The antidote to assuming is quite simple: start asking instead. Rather than jumping to conclusions, get curious. Rather than filling in the blanks yourself, invite the other person to share their perspective. For example:

  • Instead of assuming your partner is irritated with you, ask them, “You seem a bit off today – is everything okay? Is there anything I can do to support you?”
  • Instead of assuming you didn’t get the job because they didn’t like you, send a follow-up email: “I enjoyed meeting with you and your team. Could you share any feedback on how I could improve my interviewing skills for future opportunities?”
  • Instead of assuming your child doesn’t want to talk to you because they’re always on their phone, check in with them: “Hey, I’ve noticed you’ve been spending a lot of time on your phone lately. Is there anything going on that you want to talk about? I’m here to listen if you need me.”

When you make a habit of asking instead of assuming, several powerful things happen:

  1. You gather more information and gain a fuller picture of the situation, allowing you to respond thoughtfully rather than hastily.
  2. You show the other person that you value their perspective and feelings. Inviting them to share their experience helps them feel seen and heard.
  3. You open the door to greater connection and understanding. Relationships are strengthened when people slow down to listen and share openly and honestly.
  4. You model emotionally mature communication, inviting others to communicate directly with you. You create a dynamic where asking questions and having constructive dialogues feel safe.

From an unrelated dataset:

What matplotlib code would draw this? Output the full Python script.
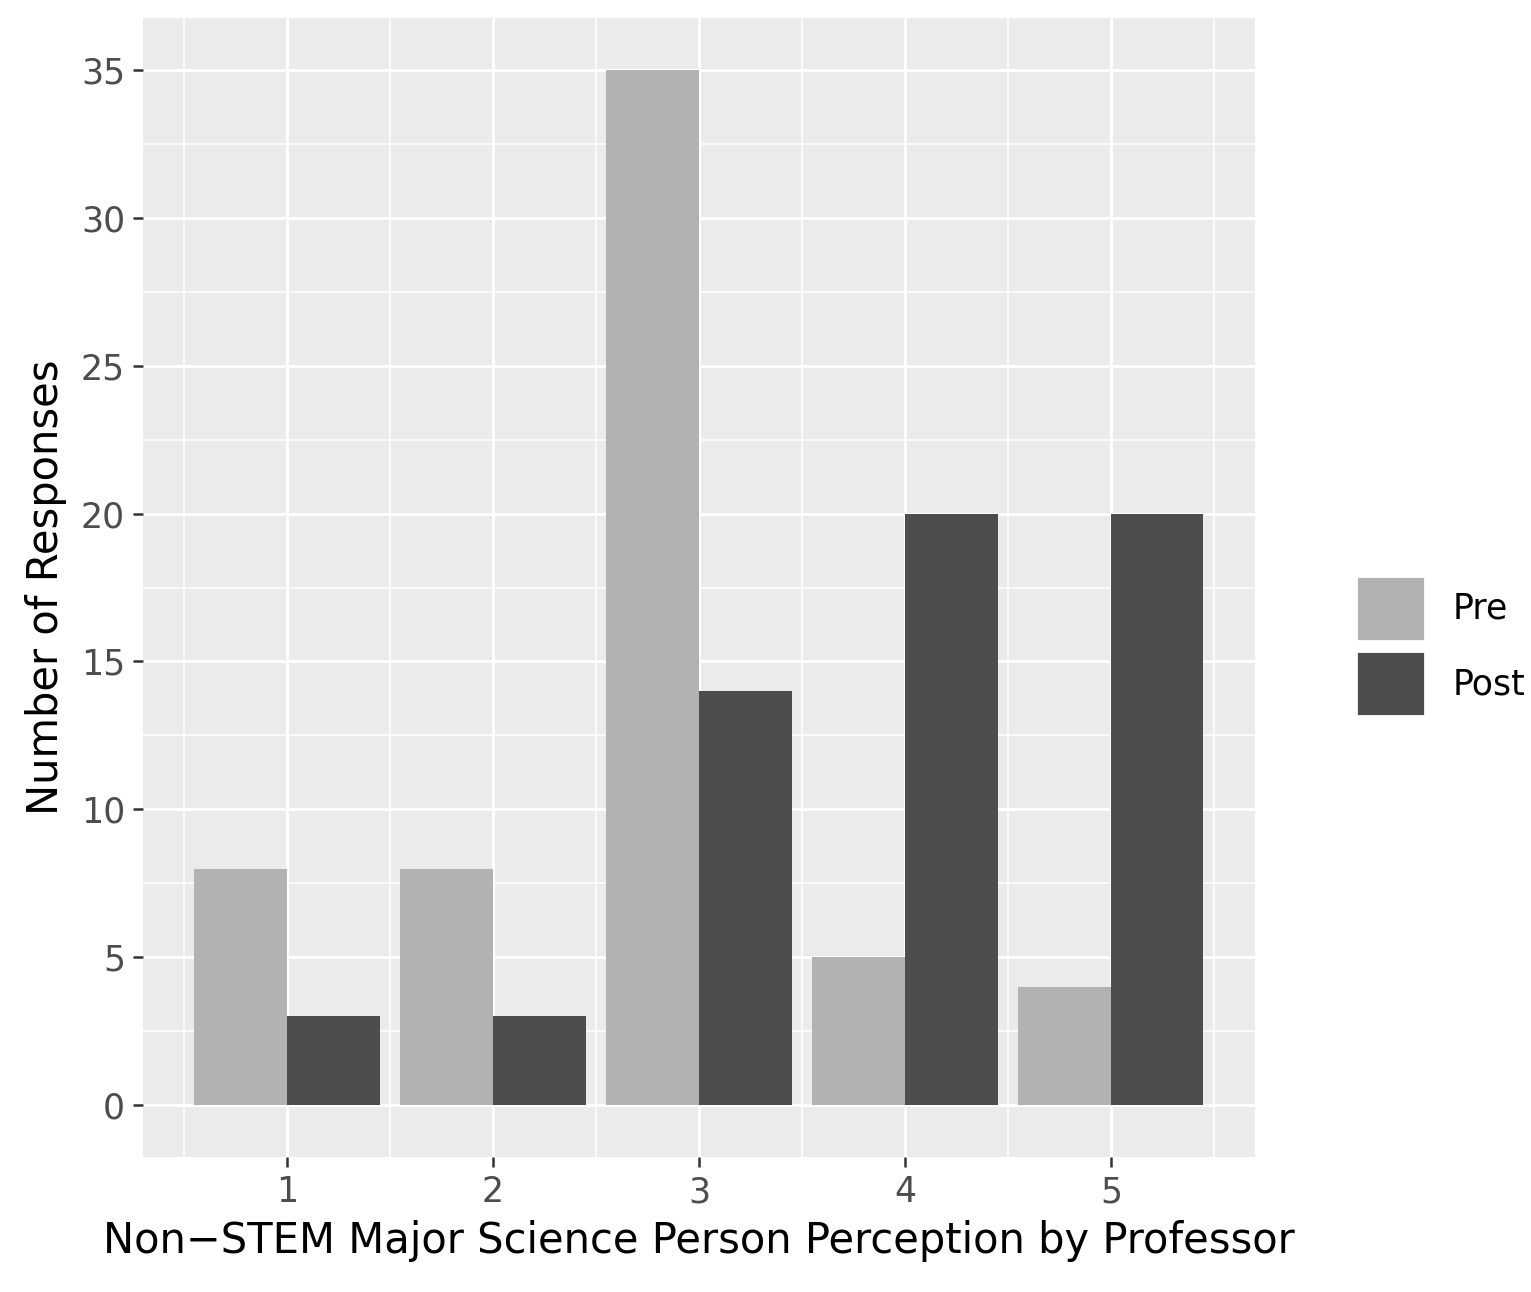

Of course, breaking the habit of assuming is easier said than done. Our assumptions can be so automatic and deeply ingrained that we hardly notice we’re making them. Slowing down and getting curious about uncertainty takes practice and intention. Start by noticing when you’re making an assumption. Pause and ask yourself, “Do I know this for a fact, or am I filling in the blanks?” Then, challenge yourself to replace the assumption with a question.

With time and practice, replacing assumptions with curiosity will feel more natural. As you get more comfortable asking questions, you’ll likely find that others feel more comfortable opening up to you as well. You’ll waste less time and energy spinning stories in your head and spend more time in real, meaningful dialogue. Your relationships—with your partner, family, friends, and colleagues—will be infused with more empathy, trust, and understanding.

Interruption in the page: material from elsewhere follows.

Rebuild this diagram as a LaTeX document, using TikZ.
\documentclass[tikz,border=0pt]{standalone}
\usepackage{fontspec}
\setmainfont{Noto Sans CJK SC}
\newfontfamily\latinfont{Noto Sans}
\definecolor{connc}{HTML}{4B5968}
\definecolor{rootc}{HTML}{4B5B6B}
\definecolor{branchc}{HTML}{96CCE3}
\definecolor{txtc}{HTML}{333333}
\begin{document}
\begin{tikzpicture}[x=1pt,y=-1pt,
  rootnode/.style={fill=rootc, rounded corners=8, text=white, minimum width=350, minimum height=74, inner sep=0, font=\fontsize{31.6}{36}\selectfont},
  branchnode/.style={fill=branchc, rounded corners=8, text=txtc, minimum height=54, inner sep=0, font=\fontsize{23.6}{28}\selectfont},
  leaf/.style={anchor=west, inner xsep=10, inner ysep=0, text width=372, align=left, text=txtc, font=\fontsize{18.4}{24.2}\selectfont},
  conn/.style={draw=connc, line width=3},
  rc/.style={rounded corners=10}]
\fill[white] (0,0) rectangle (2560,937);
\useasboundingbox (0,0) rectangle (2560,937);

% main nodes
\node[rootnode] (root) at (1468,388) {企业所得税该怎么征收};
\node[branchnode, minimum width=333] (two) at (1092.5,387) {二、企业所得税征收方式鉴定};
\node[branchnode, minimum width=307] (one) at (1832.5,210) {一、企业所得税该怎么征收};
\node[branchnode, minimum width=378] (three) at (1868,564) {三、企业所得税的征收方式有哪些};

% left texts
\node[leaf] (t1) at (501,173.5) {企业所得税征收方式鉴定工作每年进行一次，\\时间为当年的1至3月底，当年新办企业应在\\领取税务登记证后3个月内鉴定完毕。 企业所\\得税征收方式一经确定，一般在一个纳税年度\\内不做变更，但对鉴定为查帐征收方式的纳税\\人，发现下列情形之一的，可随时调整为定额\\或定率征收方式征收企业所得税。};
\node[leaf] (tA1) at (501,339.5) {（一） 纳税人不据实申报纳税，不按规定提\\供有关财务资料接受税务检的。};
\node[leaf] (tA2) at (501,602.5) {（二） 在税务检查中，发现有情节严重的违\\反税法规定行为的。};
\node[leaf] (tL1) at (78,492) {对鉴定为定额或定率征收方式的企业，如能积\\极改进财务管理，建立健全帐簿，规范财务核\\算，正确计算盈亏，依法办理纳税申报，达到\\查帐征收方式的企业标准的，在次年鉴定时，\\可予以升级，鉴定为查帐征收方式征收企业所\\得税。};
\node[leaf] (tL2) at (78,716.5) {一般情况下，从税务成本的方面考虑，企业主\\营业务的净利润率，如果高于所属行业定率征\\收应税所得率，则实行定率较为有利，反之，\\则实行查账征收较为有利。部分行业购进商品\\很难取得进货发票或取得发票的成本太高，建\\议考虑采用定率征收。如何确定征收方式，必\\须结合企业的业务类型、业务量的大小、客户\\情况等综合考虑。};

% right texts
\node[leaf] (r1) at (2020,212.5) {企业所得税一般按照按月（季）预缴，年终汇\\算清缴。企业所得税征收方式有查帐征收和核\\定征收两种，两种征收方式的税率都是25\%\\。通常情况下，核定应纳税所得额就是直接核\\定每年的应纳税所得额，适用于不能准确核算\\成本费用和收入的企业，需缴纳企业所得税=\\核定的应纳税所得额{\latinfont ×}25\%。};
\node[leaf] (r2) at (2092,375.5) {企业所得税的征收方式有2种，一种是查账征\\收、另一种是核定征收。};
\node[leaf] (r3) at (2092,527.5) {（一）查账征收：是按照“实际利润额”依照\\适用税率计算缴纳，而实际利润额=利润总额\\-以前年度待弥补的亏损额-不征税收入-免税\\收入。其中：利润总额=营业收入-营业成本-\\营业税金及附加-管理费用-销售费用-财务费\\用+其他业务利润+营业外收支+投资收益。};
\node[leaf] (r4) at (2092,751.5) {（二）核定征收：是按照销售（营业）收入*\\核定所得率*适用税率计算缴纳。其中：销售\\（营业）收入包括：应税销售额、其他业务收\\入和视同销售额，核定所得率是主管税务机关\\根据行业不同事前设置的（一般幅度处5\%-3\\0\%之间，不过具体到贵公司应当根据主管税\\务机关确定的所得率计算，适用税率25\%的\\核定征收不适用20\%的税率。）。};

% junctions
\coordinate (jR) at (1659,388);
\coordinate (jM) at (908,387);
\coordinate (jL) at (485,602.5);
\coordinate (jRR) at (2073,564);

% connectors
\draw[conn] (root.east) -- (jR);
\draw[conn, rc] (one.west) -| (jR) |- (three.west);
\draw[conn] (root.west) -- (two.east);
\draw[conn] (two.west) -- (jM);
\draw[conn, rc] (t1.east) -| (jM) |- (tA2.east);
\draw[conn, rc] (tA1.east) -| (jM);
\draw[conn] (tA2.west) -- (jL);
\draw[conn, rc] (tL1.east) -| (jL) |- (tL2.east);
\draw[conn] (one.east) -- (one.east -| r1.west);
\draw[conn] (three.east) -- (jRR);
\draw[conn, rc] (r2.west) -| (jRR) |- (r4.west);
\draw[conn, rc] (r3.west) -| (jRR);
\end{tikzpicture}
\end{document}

Ultimately, breaking the habit of assuming is about adopting a mindset of humble curiosity. It’s about recognizing the limits of your own perspective and being genuinely interested in learning about the perspectives of others. It’s about leading with questions rather than judgments and seeking to understand before being understood. And in a world where we’re so quick to make snap judgments and retreat to our own echo chambers, that’s a courageous and revolutionary way to live.